25.1.91. Работа в очередном тупике. Я пишу, чтоб хоть как-то, технически выстроить текст, но чувствуя, что все придется переписывать. Главное, не удается подняться над психологическим реализмом. Между тем нарастает чувство, что это может быть серьезный философский замысел.
29.1.91. Философия. Попытки вспомнить строчки Феликса — как попытки «припомнить жизнь», как «вспышки сознания в беспамятстве дней»…
Мы живем беспамятно. Попытка вспомнить — всегда творчество.
2.2.91. Утром начал перечитывать первые главы — плохо, а главное, безнадежно. Но как часто бывает, на глубине кризиса вспыхивает искорка, идея, и сюжет оживает вновь. Только надо сначала забыть о желании успеть к какому-то сроку и возможности напечататься…
Из рабочего дневника. Искорка полуслучайной мысли: зарождающийся в герое страх — страх рождающегося, выходящего из утробы в открытый мир, с холодом, ветром, звуками (как будто до сих пор был глуховат)…

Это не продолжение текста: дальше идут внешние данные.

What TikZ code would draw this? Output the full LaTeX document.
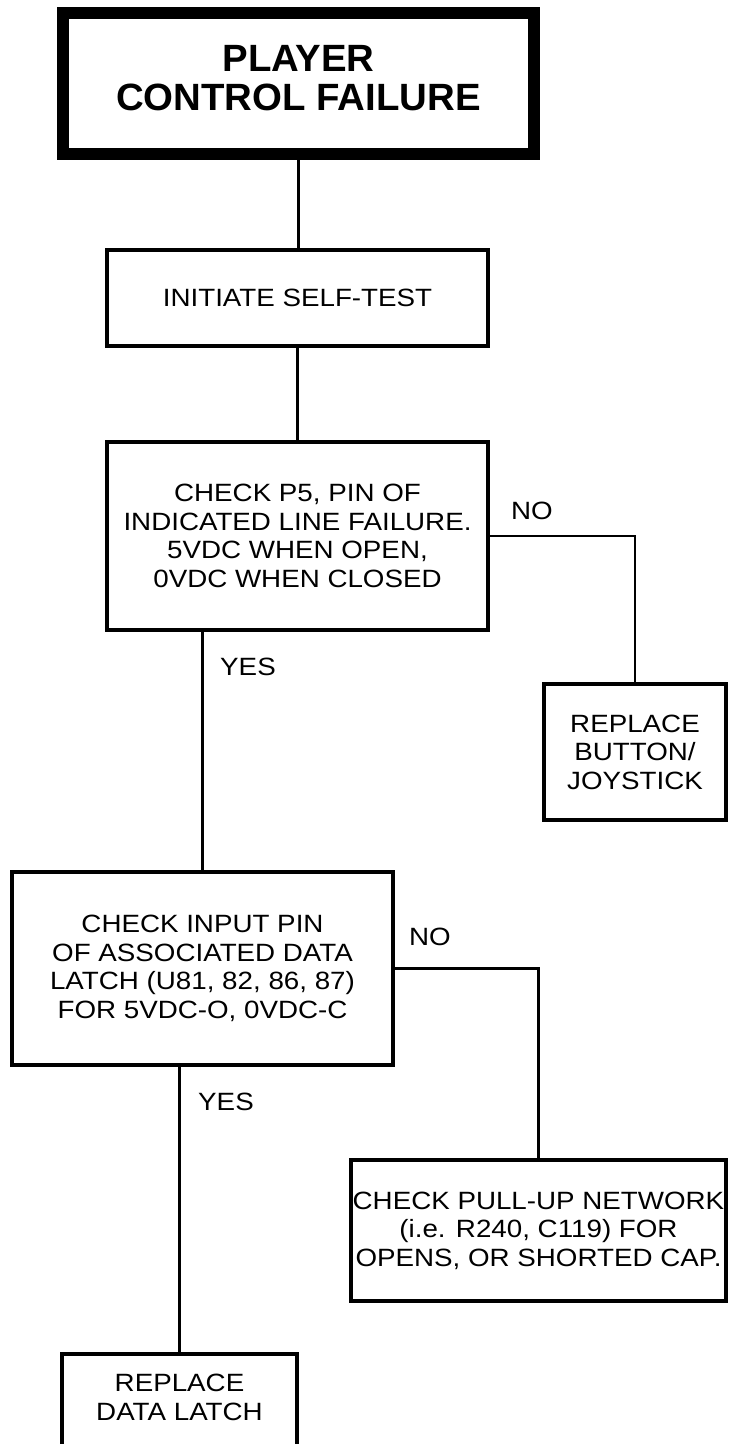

11.2.91. Странное чувство: общественной бесформенности, неизбежного усугубления катастрофы (отсутствие самых необходимых продуктов, дороговизна уже становятся угнетающими), может быть, неизбежной крови — и в то же время удивительная полнота бытия, мыслей, редкостная красота леса, тихое, целящее прикосновение снежинок к лицу, дети, любовь, работа, книги, тревоги.